Wednesday, October 3, 2007

Cornershop - "When I Was Born For The 7th Time"

Photo Sharing and Video Hosting at Photobucket
Cornershop - When I Was Born For the 7th Time, 1997 - Warner Brothers

How do you define an album that so succinctly defies any such consolidation? Do you call it Bollywood? Pop? Funk? World Music? Hip-Hop, even? No matter how you define it, "When I Was Born For The 7th Time" brings all those things together in a richly satisfying musical stew.

But what's in the mix? Strings from Ravi Shankar, beats from Big Beat, the theme from "Leave It To Beaver", a guest spot rapper, a Beatles cover (in Hindi, no less), a soulful country ballad (featuring another awesome guest spot), a tribute to the "funkee" days, a spoken word song about growing up and two straightforward pop songs, plus many many other ingredients stirred together by the magical Mr. Talvin Singh

The album's big single, and Cornershop's only big hit "Brimful of Asha" came from this record and is part of a two-song pair that starts things off. One could be mislead into thinking that this tune, with its catchy chorus of "Everybody needs a busom for a pillow" and the somber song that precedes it, "Sleep On The Left Side" are an indication of how the rest of the record will be. They would be wrong.
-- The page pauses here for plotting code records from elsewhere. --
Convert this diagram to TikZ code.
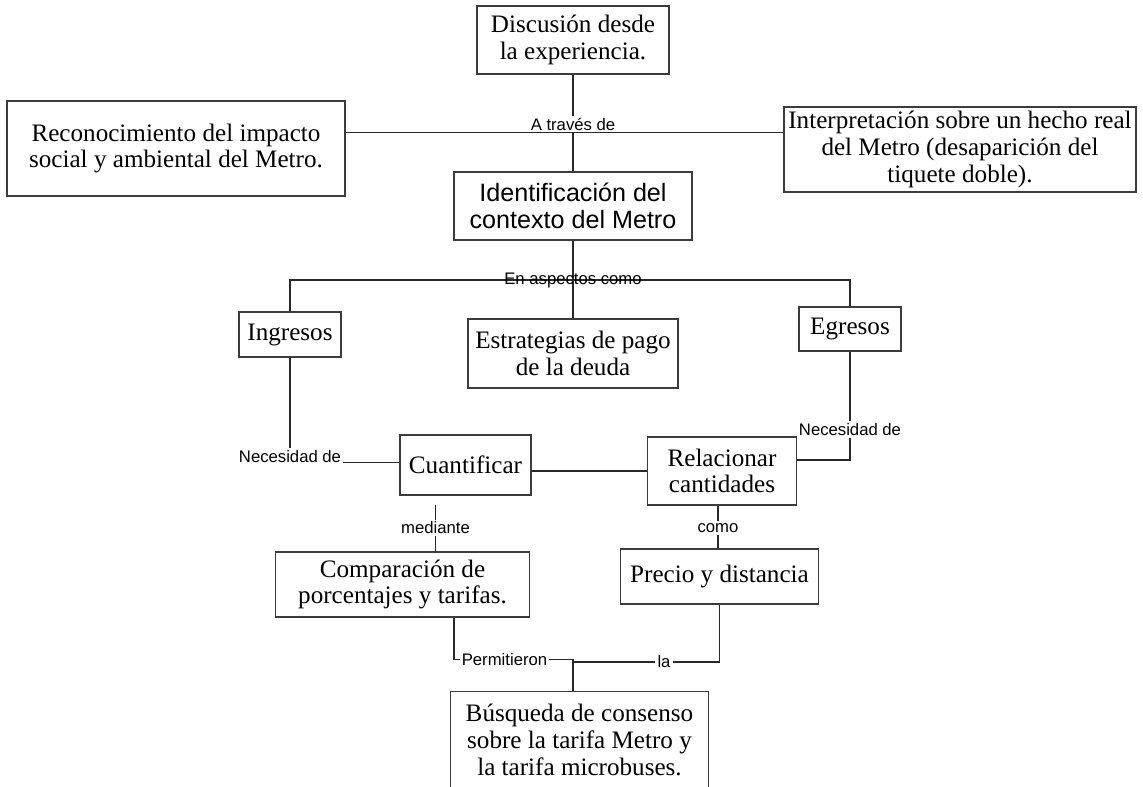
\documentclass[tikz,border=0pt]{standalone}
\usepackage{fontspec}
\setmainfont{Liberation Serif}
\newfontfamily\arialfont{Liberation Sans}
\usetikzlibrary{positioning}
\definecolor{boxgray}{RGB}{60, 60, 60}
\definecolor{linegray}{RGB}{40, 40, 40}

\begin{document}
\begin{tikzpicture}[
    concept/.style={rectangle, draw=boxgray, line width=0.6pt, align=center, inner sep=0pt, font=\fontsize{14.3}{15.2}\selectfont},
    sansconcept/.style={concept, font=\arialfont\fontsize{14.3}{15.2}\selectfont},
    linkword/.style={font=\arialfont\fontsize{9.5}{11}\selectfont, inner sep=1pt},
    connector/.style={draw=linegray, line width=0.6pt}
]
\useasboundingbox (0, 0) rectangle (22.86, -15.74);
\clip (0, 0) rectangle (22.86, -15.74);

% ============ TOP: starting points ============
\node[concept, minimum width=3.84cm, minimum height=1.36cm] (disc) at (11.46, -0.80) {Discusión desde\\la experiencia.};
\node[concept, minimum width=6.76cm, minimum height=1.90cm] (recon) at (3.52, -2.97) {Reconocimiento del impacto\\social y ambiental del Metro.};
\node[concept, minimum width=7.04cm, minimum height=1.70cm] (interp) at (19.20, -2.99) {Interpretación sobre un hecho real\\del Metro (desaparición del\\tiquete doble).};
\node[sansconcept, minimum width=4.76cm, minimum height=1.36cm] (ident) at (11.46, -4.12) {Identificación del\\contexto del Metro};

\coordinate (hub1) at (11.46, -2.65);
\coordinate (hub2) at (11.46, -5.60);

\node[linkword, anchor=south] (atraves) at (hub1) {A través de};

% Arrows
\draw[connector] (disc) -- (atraves);
\draw[connector] (hub1) -- (ident);
\draw[connector] (recon.east |- hub1) -- (interp.west |- hub1);

% ============ MIDDLE: aspects ============
\node[concept, minimum width=2.04cm, minimum height=0.90cm] (ingr) at (5.80, -6.69) {Ingresos};
\node[concept, minimum width=4.20cm, minimum height=1.38cm] (estr) at (11.46, -7.07) {Estrategias de pago\\de la deuda};
\node[concept, minimum width=2.04cm, minimum height=0.88cm] (egr) at (17.00, -6.58) {Egresos};

\draw[connector] (ident) -- (estr);
\draw[connector] (ingr.north) |- (hub2) -| (egr.north);
\node[linkword, anchor=mid] (aspectos) at (hub2) {En aspectos como};

% Needs
\node[concept, minimum width=2.62cm, minimum height=1.20cm] (cuant) at (9.31, -9.30) {Cuantificar};
\node[concept, minimum width=2.99cm, minimum height=1.36cm] (relac) at (14.44, -9.42) {Relacionar\\cantidades};

\node[linkword, anchor=base] (nec1) at (5.80, -9.254) {Necesidad de};
\node[linkword] (nec2) at (17.00, -8.59) {Necesidad de};
\coordinate (c3) at (17.00, -9.20);

\draw[connector] (ingr) -- (nec1);
\draw[connector] (nec1.base east) -- (nec1.base east -| cuant.west);
\draw[connector] (relac.west -| cuant.east) -- (relac.west);
\draw[connector] (egr) -- (nec2);
\draw[connector] (nec2) -- (c3) -- (c3 -| relac.east);

% ============ LOWER: means ============
\node[concept, minimum width=5.09cm, minimum height=1.30cm] (comp) at (8.05, -11.69) {Comparación de\\porcentajes y tarifas.};
\node[concept, minimum width=3.95cm, minimum height=1.10cm] (precio) at (14.39, -11.53) {Precio y distancia};

\node[linkword] (mediante) at (8.71, -10.56) {mediante};
\coordinate (medtop) at (8.71, -10.10);
\node[linkword] (como) at (14.36, -10.56) {como};

\draw[connector] (medtop) -- (mediante);
\draw[connector] (mediante) -- (mediante |- comp.north);
\draw[connector] (como |- relac.south) -- (como);
\draw[connector] (como) -- (como |- precio.north);

% ============ BOTTOM: result ============
\node[concept, minimum width=5.15cm, minimum height=1.93cm] (busq) at (11.59, -14.80) {Búsqueda de consenso\\sobre la tarifa Metro y\\la tarifa microbuses.};

\coordinate (pc) at (9.08, -13.19);
\coordinate (j) at (11.46, -13.19);
\node[linkword] (permit) at (10.09, -13.19) {Permitieron};
\node[linkword] (la) at (13.28, -13.24) {la};

\draw[connector] (pc |- comp.south) -- (pc) -- (permit);
\draw[connector] (permit) -- (j) -- (j |- busq.north);
\draw[connector] (precio.south) |- (la);
\draw[connector] (la) -- (la.west -| j);

\end{tikzpicture}
\end{document}
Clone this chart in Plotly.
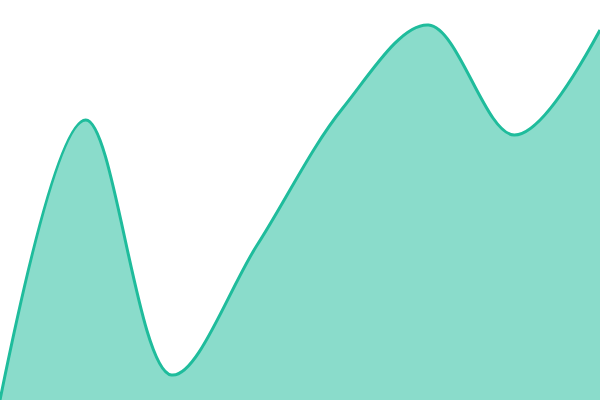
import plotly.graph_objects as go

x_values = [0, 1, 2, 3, 4, 5, 6, 7]
y_values = [0, 280, 25, 155, 292, 375, 265, 370]

fig = go.Figure()
fig.add_trace(go.Scatter(
    x=x_values, y=y_values,
    mode="lines",
    line=dict(shape="spline", smoothing=1, color="#1fbc9c", width=3),
    fill="tozeroy",
    fillcolor="rgba(31,188,156,0.52)",
    hoverinfo="skip",
))
fig.update_layout(
    width=600, height=400,
    margin=dict(l=0, r=0, t=0, b=0),
    paper_bgcolor="white", plot_bgcolor="white",
    showlegend=False,
    xaxis=dict(visible=False, range=[0, 7]),
    yaxis=dict(visible=False, range=[0, 400]),
)
fig.write_html(
    "out.html",
    config={"displayModeBar": False, "staticPlot": True},
    post_script="document.body.style.margin='0';document.body.style.overflow='hidden';",
)
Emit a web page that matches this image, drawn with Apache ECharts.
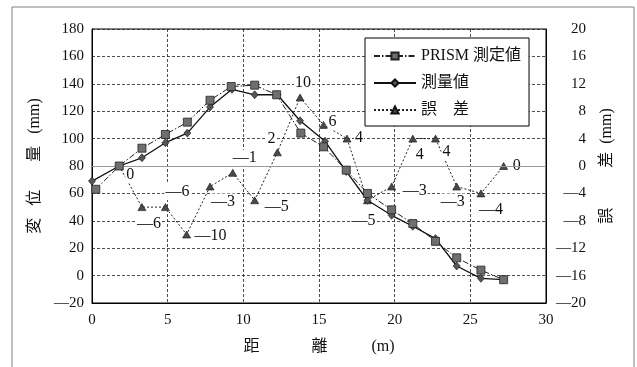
<!DOCTYPE html>
<html>
<head>
<meta charset="utf-8">
<script src="https://cdn.jsdelivr.net/npm/echarts@6/dist/echarts.min.js"></script>
<style>
html,body{margin:0;padding:0;background:#fff;}
#c{width:637px;height:367px;}
</style>
</head>
<body>
<div id="c"></div>
<script>
// ---- data ----
const xTicks = [0, 5, 10, 15, 20, 25, 30];
const leftTicks = [-20, 0, 20, 40, 60, 80, 100, 120, 140, 160, 180];
const rightTicks = [-20, -16, -12, -8, -4, 0, 4, 8, 12, 16, 20];

const prismDist = [0.25, 1.8, 3.3, 4.85, 6.3, 7.8, 9.2, 10.75, 12.2, 13.8, 15.3, 16.8, 18.2, 19.8, 21.2, 22.7, 24.1, 25.7, 27.2];
const prismVals = [63, 80, 93, 103, 112, 128, 138, 139, 132, 104, 94, 77, 60, 48, 38, 25, 13, 4, -3];

const measDist = [0, 1.8, 3.3, 4.85, 6.3, 7.8, 9.25, 10.75, 12.25, 13.75, 15.4, 16.8, 18.2, 19.8, 21.2, 22.7, 24.1, 25.7, 27.2];
const measVals = [69, 80, 86, 97, 104, 123, 136, 132, 132, 113, 98, 76, 55, 44, 36, 27, 7, -2, -3];

const errDist = [1.8, 3.3, 4.85, 6.25, 7.8, 9.3, 10.75, 12.25, 13.75, 15.3, 16.85, 18.2, 19.8, 21.2, 22.7, 24.1, 25.7, 27.2];
const errVals = [0, -6, -6, -10, -3, -1, -5, 2, 10, 6, 4, -5, -3, 4, 4, -3, -4, 0];

const seriesNames = ['PRISM 測定値', '測量値', '誤　差'];

// label placement for error values (pixel offsets from the marker)
const errLabelOffset = [[11,9],[7,17],[12,-15],[24,1],[13,15],[12,-15],[22,7],[-6,-14],[3,-15],[9,-3],[12,-1],[-4,21],[23,4],[7,16],[11,13],[-4,15],[10,16],[13,0]];

// ---- chart ----
const SERIF = '"Liberation Serif", "DejaVu Serif", "Noto Sans CJK JP", serif';
const JP = '"Liberation Serif", "Noto Sans CJK JP", serif';
const minusFmt = v => (v < 0 ? '—' + Math.abs(v) : String(v));

const pairs = (xs, ys) => xs.map((x, i) => [x, ys[i]]);

const chart = echarts.init(document.getElementById('c'), null, {renderer: 'canvas'});
chart.setOption({
  animation: false,
  backgroundColor: '#fff',
  graphic: [{
    type: 'rect',
    shape: {x: 12, y: 7, width: 622, height: 380},
    style: {fill: 'none', stroke: '#808080', lineWidth: 1},
    silent: true, z: -1
  }],
  grid: {left: 92, right: 91, top: 29, bottom: 64, show: true, borderColor: '#000', borderWidth: 1, backgroundColor: 'transparent'},
  legend: {
    data: seriesNames,
    orient: 'vertical',
    left: 365, top: 38,
    backgroundColor: '#fff',
    borderColor: '#000', borderWidth: 1,
    padding: [10, 8, 8, 8],
    itemGap: 11,
    itemWidth: 42, itemHeight: 9,
    textStyle: {fontFamily: JP, fontSize: 16, color: '#111'},
    z: 20
  },
  xAxis: {
    type: 'value', min: 0, max: 30, interval: 5,
    name: '距　　　 離　　   (m)',
    nameLocation: 'middle', nameGap: 36,
    nameTextStyle: {fontFamily: JP, fontSize: 16, color: '#111'},
    axisLine: {show: true, onZero: false, lineStyle: {color: '#000', width: 1}},
    axisTick: {show: false},
    axisLabel: {fontFamily: SERIF, fontSize: 15, color: '#111', margin: 10},
    splitLine: {show: true, lineStyle: {color: '#222', type: [3, 2], width: 0.8}}
  },
  yAxis: [{
    type: 'value', min: -20, max: 180, interval: 20,
    name: '変   位　   量   (mm)',
    nameLocation: 'middle', nameRotate: 90, nameGap: 41,
    nameTextStyle: {fontFamily: JP, fontSize: 16, color: '#111'},
    axisLine: {show: true, onZero: false, lineStyle: {color: '#000', width: 1}},
    axisTick: {show: false},
    axisLabel: {fontFamily: SERIF, fontSize: 15, color: '#111', margin: 8, formatter: minusFmt},
    splitLine: {show: true, lineStyle: {color: '#222', type: [3, 2], width: 0.8}}
  }, {
    type: 'value', min: -20, max: 20, interval: 4,
    position: 'right',
    name: '誤　　  差  (mm)',
    nameLocation: 'middle', nameRotate: 90, nameGap: 53,
    nameTextStyle: {fontFamily: JP, fontSize: 16, color: '#111'},
    axisLine: {show: true, onZero: false, lineStyle: {color: '#000', width: 1}},
    axisTick: {show: false},
    axisLabel: {fontFamily: SERIF, fontSize: 15, color: '#111', margin: 40, align: 'right', formatter: minusFmt},
    splitLine: {show: false}
  }],
  series: [{
    name: seriesNames[2],
    type: 'line',
    yAxisIndex: 1,
    data: pairs(errDist, errVals).map((p, i) => ({
      value: p,
      label: {offset: errLabelOffset[i]}
    })),
    symbol: 'triangle', symbolSize: [8, 7],
    itemStyle: {color: '#4a4a4a', borderColor: '#111', borderWidth: 0.6},
    lineStyle: {color: '#222', width: 1, type: [2, 2]},
    label: {
      show: true, position: 'inside', align: 'center', verticalAlign: 'middle',
      fontFamily: SERIF, fontSize: 16, color: '#111',
      backgroundColor: '#fff', padding: [0, 1],
      formatter: p => minusFmt(p.value[1])
    },
    markLine: {
      silent: true, symbol: 'none',
      label: {show: false},
      lineStyle: {color: '#999', type: 'solid', width: 1},
      data: [{yAxis: 0}]
    },
    z: 3
  }, {
    name: seriesNames[1],
    type: 'line',
    data: pairs(measDist, measVals),
    symbol: 'diamond', symbolSize: [7, 8],
    itemStyle: {color: '#555', borderColor: '#111', borderWidth: 0.6},
    lineStyle: {color: '#111', width: 1.3, type: 'solid'},
    z: 4
  }, {
    name: seriesNames[0],
    type: 'line',
    data: pairs(prismDist, prismVals),
    symbol: 'rect', symbolSize: 8,
    itemStyle: {color: '#6f6f6f', borderColor: '#222', borderWidth: 0.8},
    lineStyle: {color: '#222', width: 1, type: [6, 2, 1.5, 2]},
    z: 5
  }]
});
</script>
</body>
</html>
The pop period lasts only so long before the unbelievably funk-filled "Butter The Soul" drops into your earholes, featuring the theme song to "Leave It To Beaver" being demolished on a turntable right before the sitar comes in.

"Chocolat" could be the soundtrack to some secret Bollywood porno, while "We're In Your Corner" starts like a straight Indian pop tune, until Talvin starts name-dropping American products like IBM and "motherfucking Coca Cola."

Funk tribute "Funky Days Are Back Again" with its casiotone production and repetitive lyrical scheme seems like a throw away track, but in this heady mixture of genres and themes it's a welcome reprieve.

"What is Happening?" recalls Public Enemy's Bomb Squad with its cut up samples and righteous indignation, only with a touch more Indian flair.

Spoken word gem "When The Light Appears Boy" has a build-up/come-down that can't really be expressed.

The turntables get another workout in "Coming Up" which precedes another jangly pop song called, appropriately enough, "Good Shit."

A country-tinged love song ("Good To Be On The Road Back Home Again") is followed by a slow morphine drip of an instrumental ("It's Indian Tobacco, My Friend").

The remaining tracks showcase a funky beat with a funky rhyme ("Candyman") and a Beatles cover ("Norwegian Wood") where, even though they're singing in Punjab, you still get the message.

Overall, a genre-bending pop album that is all about the joy of music - wherever it's from and whatever form it takes. That is why Cornershop's "When I Was Born For the 7th Time" is a Desert Island Record.